Is physical AI the path to general intelligence?
The concept of artificial general intelligence (AGI) has been an ambitious goal in the field of AI since its inception. It refers to an artificial intelligence that not only excels at specific tasks, but can reason, adapt, and learn flexibly in different contexts, just like a human being. So far, progress in AI has been impressive, but limited to well-defined domains. Current systems can defeat the best chess players or generate coherent text, but they are still unable to extrapolate knowledge to new scenarios or understand the world with the depth and flexibility of the human mind.
Ramón López de Mántaras argues that physical AI could be a fundamental step on this path, as it would allow machines to develop knowledge through direct experience with the world. An example of this approach is PLATO (Physics Learning through Auto-encoding and Tracking Objects), a system developed by DeepMind that learns basic causal relationships by watching videos, inspired by child developmental psychology. In experiments, PLATO has been able to infer concepts such as object persistence without the need for training with explicit labels. These types of advances suggest that endowing AI with a perceptual capacity similar to that of humans in their childhood could be key to bringing us closer to a more generalized intelligence.

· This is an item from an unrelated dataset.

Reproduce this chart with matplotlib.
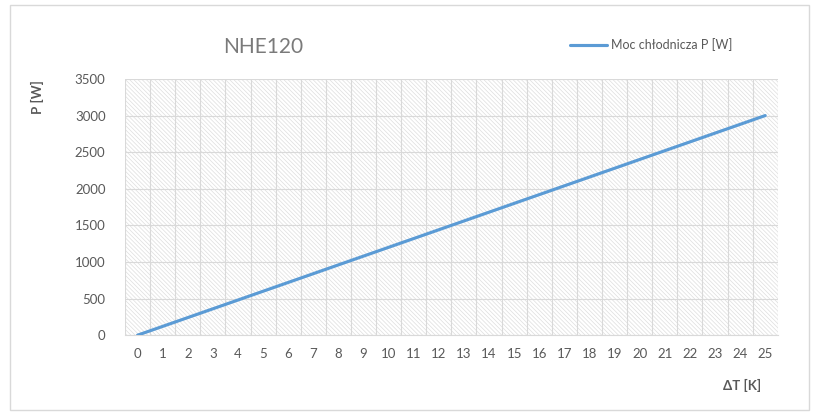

This approach presents a key difference from current AI models. While neural network-based systems rely entirely on the data they’ve been trained on, a physical AI equipped with advanced sensors and interaction capabilities could generate its own knowledge as it experiences the world. This would bring it closer to more human-like learning, where direct experience shapes understanding and decision-making.
However, López de Mántaras warns that this path is not without obstacles. Building autonomous robots with widespread learning capabilities is still in its early stages. Although there are advances in robotics and reinforcement learning, the integration of multiple sources of sensory information and its translation into structured knowledge remains an open challenge. In addition, physical AI introduces additional problems in terms of hardware, power consumption, and adaptation to complex and dynamic environments.
Another critical challenge is the development of AI architectures that allow information from diverse experiences to be combined and flexibly applied in novel situations. Currently, most physical AI systems are designed for specific tasks, such as manipulating objects or navigating in familiar environments. To approach general intelligence, these systems would need a capacity for abstraction and knowledge transfer that is still limited today.
López de Mántaras concludes that, although physical AI represents an important advance towards artificial general intelligence, we are still far from reaching a system that can match the cognitive versatility of humans. However, exploring this path is critical to overcoming the limitations of current models and moving towards an AI that not only processes data, but also understands the world through experience.